- _Short exercise_
Each entry here needs to be set down again exactly, please; pictures are left out.

- _Records supplied_
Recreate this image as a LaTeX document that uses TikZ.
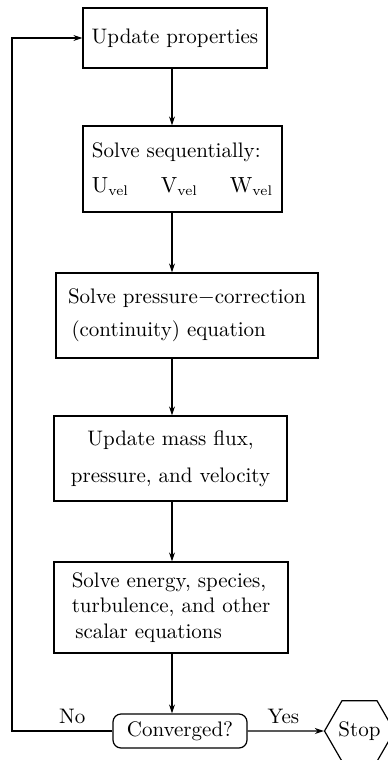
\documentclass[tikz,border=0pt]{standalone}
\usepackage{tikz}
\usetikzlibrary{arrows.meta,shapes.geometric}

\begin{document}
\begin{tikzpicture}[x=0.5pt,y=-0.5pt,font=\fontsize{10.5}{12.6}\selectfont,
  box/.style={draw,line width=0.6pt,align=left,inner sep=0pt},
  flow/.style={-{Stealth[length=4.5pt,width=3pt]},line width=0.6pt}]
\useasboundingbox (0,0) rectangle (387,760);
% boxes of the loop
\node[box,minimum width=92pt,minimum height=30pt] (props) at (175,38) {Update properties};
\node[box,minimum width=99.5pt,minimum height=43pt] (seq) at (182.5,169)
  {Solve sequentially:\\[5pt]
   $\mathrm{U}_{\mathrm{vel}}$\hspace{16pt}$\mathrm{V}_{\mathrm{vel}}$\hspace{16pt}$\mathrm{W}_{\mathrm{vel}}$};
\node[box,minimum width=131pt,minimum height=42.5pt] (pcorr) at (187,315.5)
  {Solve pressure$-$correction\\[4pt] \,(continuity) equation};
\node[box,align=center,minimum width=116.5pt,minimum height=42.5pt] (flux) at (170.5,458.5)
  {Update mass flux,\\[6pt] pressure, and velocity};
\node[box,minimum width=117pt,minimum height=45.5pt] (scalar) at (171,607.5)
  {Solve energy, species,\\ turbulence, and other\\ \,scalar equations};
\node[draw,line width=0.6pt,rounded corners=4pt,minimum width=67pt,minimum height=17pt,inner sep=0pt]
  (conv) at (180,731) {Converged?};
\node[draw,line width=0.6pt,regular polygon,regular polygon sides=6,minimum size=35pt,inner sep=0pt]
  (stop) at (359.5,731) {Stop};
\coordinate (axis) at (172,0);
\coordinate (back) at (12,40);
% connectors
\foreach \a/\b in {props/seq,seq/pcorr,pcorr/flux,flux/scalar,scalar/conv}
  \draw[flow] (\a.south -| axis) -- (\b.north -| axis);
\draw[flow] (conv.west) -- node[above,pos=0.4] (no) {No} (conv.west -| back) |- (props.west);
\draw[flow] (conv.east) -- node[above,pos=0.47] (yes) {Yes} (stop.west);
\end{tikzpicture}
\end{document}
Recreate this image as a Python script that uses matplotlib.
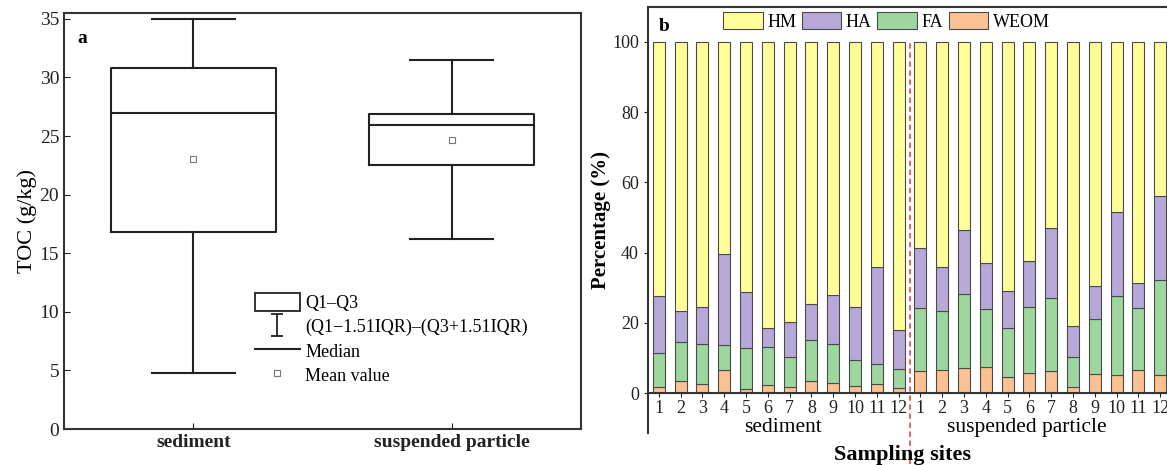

- _Written answer_
Recreate this image as a LaTeX document that uses TikZ.
\documentclass[tikz,border=0pt]{standalone}
\usepackage{tikz}
\usetikzlibrary{arrows.meta,shapes.geometric}

\begin{document}
\begin{tikzpicture}[x=0.5pt,y=-0.5pt,font=\fontsize{10.5}{12.6}\selectfont,
  box/.style={draw,line width=0.6pt,align=left,inner sep=0pt},
  flow/.style={-{Stealth[length=4.5pt,width=3pt]},line width=0.6pt}]
\useasboundingbox (0,0) rectangle (387,760);
% boxes of the loop
\node[box,minimum width=92pt,minimum height=30pt] (props) at (175,38) {Update properties};
\node[box,minimum width=99.5pt,minimum height=43pt] (seq) at (182.5,169)
  {Solve sequentially:\\[5pt]
   $\mathrm{U}_{\mathrm{vel}}$\hspace{16pt}$\mathrm{V}_{\mathrm{vel}}$\hspace{16pt}$\mathrm{W}_{\mathrm{vel}}$};
\node[box,minimum width=131pt,minimum height=42.5pt] (pcorr) at (187,315.5)
  {Solve pressure$-$correction\\[4pt] \,(continuity) equation};
\node[box,align=center,minimum width=116.5pt,minimum height=42.5pt] (flux) at (170.5,458.5)
  {Update mass flux,\\[6pt] pressure, and velocity};
\node[box,minimum width=117pt,minimum height=45.5pt] (scalar) at (171,607.5)
  {Solve energy, species,\\ turbulence, and other\\ \,scalar equations};
\node[draw,line width=0.6pt,rounded corners=4pt,minimum width=67pt,minimum height=17pt,inner sep=0pt]
  (conv) at (180,731) {Converged?};
\node[draw,line width=0.6pt,regular polygon,regular polygon sides=6,minimum size=35pt,inner sep=0pt]
  (stop) at (359.5,731) {Stop};
\coordinate (axis) at (172,0);
\coordinate (back) at (12,40);
% connectors
\foreach \a/\b in {props/seq,seq/pcorr,pcorr/flux,flux/scalar,scalar/conv}
  \draw[flow] (\a.south -| axis) -- (\b.north -| axis);
\draw[flow] (conv.west) -- node[above,pos=0.4] (no) {No} (conv.west -| back) |- (props.west);
\draw[flow] (conv.east) -- node[above,pos=0.47] (yes) {Yes} (stop.west);
\end{tikzpicture}
\end{document}
Recreate this image as a Python script that uses matplotlib.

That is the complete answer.